Monthly Archives: August 2013

Personal Brand

I’ve been thinking about this a lot recently after reading a blog by Mark Suster where he argues that if you don’t define your personal brand, someone else will. He’s absolutely right, it happens all the time and doing an MBA changes the way that you and other people perceive your brand. After reading the article I tried to remember back to the last time I actually stated my brand and for me, pretty much the only time I do it regularly and explicitly is when someone asks “So what do you do?”
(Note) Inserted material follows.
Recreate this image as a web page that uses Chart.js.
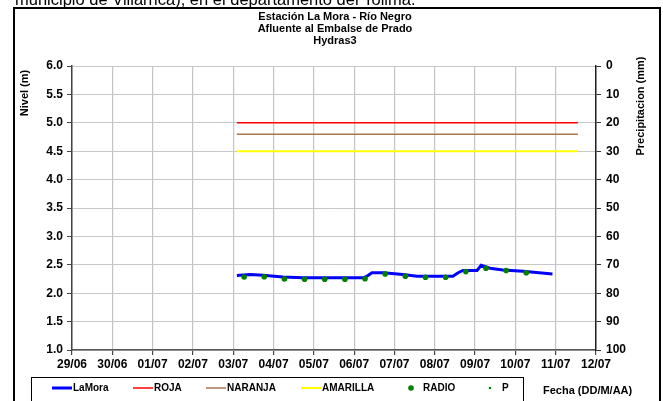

When you answer this question, the person you are talking to puts you in a mental box: “that guy’s an engineer” or “she’s in finance”. That then gets packaged up with whatever preconceptions that person has about the box they’ve put you in “that guy’s an engineer; he must be socially incompetent” or “she’s in finance; she must be totally focused on money”. I might be focusing on the negative here, it could quite easily be “that guy’s an engineer; my dad was an engineer and he was awesome” but the outcome is the same. You, as the speaker, have almost no control over the impression you will leave.
This freaks me out a little and it stops me from actually telling people what I am. I want to say “I’m an entrepreneur who started an engineering company with a couple of buddies which went OK, then started a couple more businesses that didn’t go so well. I didn’t do much engineering (because the other guys are better at it than I am) so I filled in the gaps to let them do their jobs better (sales, marketing, accounting etc.) and our businesses didn’t fail because the engineering was wrong, they failed because of everything else so I went to school to learn some skills so I won’t screw up as badly next time and now I’m a student.”
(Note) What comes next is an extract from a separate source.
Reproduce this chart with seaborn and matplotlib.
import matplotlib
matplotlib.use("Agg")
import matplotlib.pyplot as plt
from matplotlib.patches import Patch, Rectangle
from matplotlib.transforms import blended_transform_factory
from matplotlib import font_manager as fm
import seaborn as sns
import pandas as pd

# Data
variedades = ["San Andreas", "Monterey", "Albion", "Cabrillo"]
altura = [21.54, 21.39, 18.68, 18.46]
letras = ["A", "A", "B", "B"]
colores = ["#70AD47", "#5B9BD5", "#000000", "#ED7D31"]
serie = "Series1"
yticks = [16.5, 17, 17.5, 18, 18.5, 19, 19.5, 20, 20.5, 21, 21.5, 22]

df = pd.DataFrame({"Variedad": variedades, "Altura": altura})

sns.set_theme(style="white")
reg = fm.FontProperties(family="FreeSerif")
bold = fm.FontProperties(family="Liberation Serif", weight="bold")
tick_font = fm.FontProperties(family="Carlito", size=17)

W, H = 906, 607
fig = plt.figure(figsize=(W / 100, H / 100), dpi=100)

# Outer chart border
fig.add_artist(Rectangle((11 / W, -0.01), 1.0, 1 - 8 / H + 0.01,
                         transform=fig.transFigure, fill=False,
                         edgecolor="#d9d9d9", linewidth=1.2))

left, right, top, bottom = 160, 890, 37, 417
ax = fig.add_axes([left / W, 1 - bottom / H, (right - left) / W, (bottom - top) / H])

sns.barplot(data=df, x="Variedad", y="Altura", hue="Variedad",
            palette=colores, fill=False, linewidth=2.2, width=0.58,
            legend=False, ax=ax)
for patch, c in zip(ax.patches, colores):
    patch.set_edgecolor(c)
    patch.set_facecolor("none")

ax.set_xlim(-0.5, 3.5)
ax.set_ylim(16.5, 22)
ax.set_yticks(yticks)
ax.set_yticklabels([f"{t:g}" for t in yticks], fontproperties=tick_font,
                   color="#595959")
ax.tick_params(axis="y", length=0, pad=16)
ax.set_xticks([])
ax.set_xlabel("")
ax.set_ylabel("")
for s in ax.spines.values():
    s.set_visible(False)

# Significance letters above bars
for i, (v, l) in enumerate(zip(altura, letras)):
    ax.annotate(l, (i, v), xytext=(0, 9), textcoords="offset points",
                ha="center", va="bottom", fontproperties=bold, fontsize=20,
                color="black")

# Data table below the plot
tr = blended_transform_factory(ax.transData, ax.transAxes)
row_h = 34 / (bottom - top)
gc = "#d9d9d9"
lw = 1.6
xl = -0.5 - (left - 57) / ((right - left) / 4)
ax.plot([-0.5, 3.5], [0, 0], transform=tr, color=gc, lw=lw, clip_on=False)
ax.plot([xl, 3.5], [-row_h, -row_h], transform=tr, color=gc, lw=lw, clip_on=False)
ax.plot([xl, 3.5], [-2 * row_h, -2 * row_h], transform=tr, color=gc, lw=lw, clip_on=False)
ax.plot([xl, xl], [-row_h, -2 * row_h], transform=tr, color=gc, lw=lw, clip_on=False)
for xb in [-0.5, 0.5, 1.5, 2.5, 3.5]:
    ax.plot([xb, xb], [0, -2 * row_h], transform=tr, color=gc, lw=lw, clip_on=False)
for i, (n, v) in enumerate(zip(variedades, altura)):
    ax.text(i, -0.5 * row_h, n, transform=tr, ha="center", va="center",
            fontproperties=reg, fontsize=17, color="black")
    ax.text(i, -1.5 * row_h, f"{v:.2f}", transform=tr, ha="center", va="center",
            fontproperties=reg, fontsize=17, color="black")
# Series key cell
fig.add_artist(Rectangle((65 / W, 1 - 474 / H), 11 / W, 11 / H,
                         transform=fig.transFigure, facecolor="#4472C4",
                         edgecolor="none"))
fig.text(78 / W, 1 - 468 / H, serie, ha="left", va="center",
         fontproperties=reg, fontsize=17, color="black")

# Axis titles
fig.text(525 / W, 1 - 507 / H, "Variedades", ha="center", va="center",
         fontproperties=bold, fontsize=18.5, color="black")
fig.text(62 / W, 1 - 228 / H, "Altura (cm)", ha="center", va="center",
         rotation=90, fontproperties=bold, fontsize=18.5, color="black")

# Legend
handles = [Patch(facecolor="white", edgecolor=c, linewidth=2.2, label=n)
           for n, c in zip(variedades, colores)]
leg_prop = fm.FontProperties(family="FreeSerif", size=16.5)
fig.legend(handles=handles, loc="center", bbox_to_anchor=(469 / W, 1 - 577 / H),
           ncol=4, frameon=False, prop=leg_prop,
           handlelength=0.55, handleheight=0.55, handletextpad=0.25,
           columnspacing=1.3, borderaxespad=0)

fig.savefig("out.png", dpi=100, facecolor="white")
But I don’t. Not just because it’s a bit of a mouthful but also because it’s not going to create the kind of first impression that I want. So how do you get around that?
It comes down to the message you want to communicate. The easiest way to stop being put in a box is to give people an answer they don’t have a box for (some people who have written on this topic before me have suggested things like: “I’m a pirate” or “I run around in circles waving my arms a lot” which gets a giggle but really doesn’t solve the problem). Some people deflect the conversation by stating who they work for rather than what they do (I work for Nike) to create a good impression but that doesn’t tell me who you are unless you’re the personal embodiment of Nike, and a certainly hope you’re not!
And back we come to personal branding: How do you want the world to perceive you? When I read through what I’d like to say but don’t there are three themes that I’m trying to get across.
  1. How do I add value? I make other people better. This can be as simple as getting the little stuff done so that they can concentrate on their job and as complex as diagnosing when someone doesn’t have the skills that are needed for the task and can’t ask for help so you have to intervene so that the job gets done but the person doesn’t feel bad about the way that it went.
  2. I am disruptive. Anyone who’s sat in a class with me knows I can’t keep my mouth shut, I believe that education is participatory experience, if you don’t challenge what’s being proposed then you’re going to fall for any old crap that someone pushes at you. This extends to my professional life as well, I love technology for it’s ability to completely change the landscape of an industry. It’s one of the big drivers behind my push into 3D printing. Change is amazing!
  3. I like to learn. I’ve always been surrounded by people who value education (my parents, my brother, several cousins and many of my friends are teachers or in academia). This has led me to sign up for MOOC’s, use codecademy and spend at least an hour a day to reading blogs and education sites (I’d recommend the conversation, macrobusiness, hack-a-day and seth godin’s blog as a great range of interesting reads that you can digest quickly on a mobile device in between whatever you are doing). I’m interested in stuff.
Distilling this down, I can turn it into three key messages:
  • I make others better
  • I am disruptive
  • I want to learn
How this ties back to the MBA is that I feel a bit like that about being a student. If I say I’m a student to someone, they look at me and think; here’s guy in his 30’s who’s still at school, mustn’t know what he wants to do. Some people might argue that if I gave some more information, “I’m doing an MBA at Melbourne Business School”, I might get a different reaction but I still have no control. Maybe the person I’m speaking to thinks an MBA is a waste of time, maybe they don’t like formal education. Ultimately it doesn’t matter whether I’m a student or not, that’s not who I am. What I really want to communicate is those core concepts: Disrupting and making others better and learning. So now my response is clear, when I get a question like ‘what do you do’ I can answer it in terms of what I really want to communicate:
               “I’ve gone back to school to study so I can help the people I work with do their jobs better because we are going to change the world”
Plenty for the listener to respond to, creates a huge level of engagement, hard to put in a box and, creates a positive, memorable first impression. That’s what I wanted to say.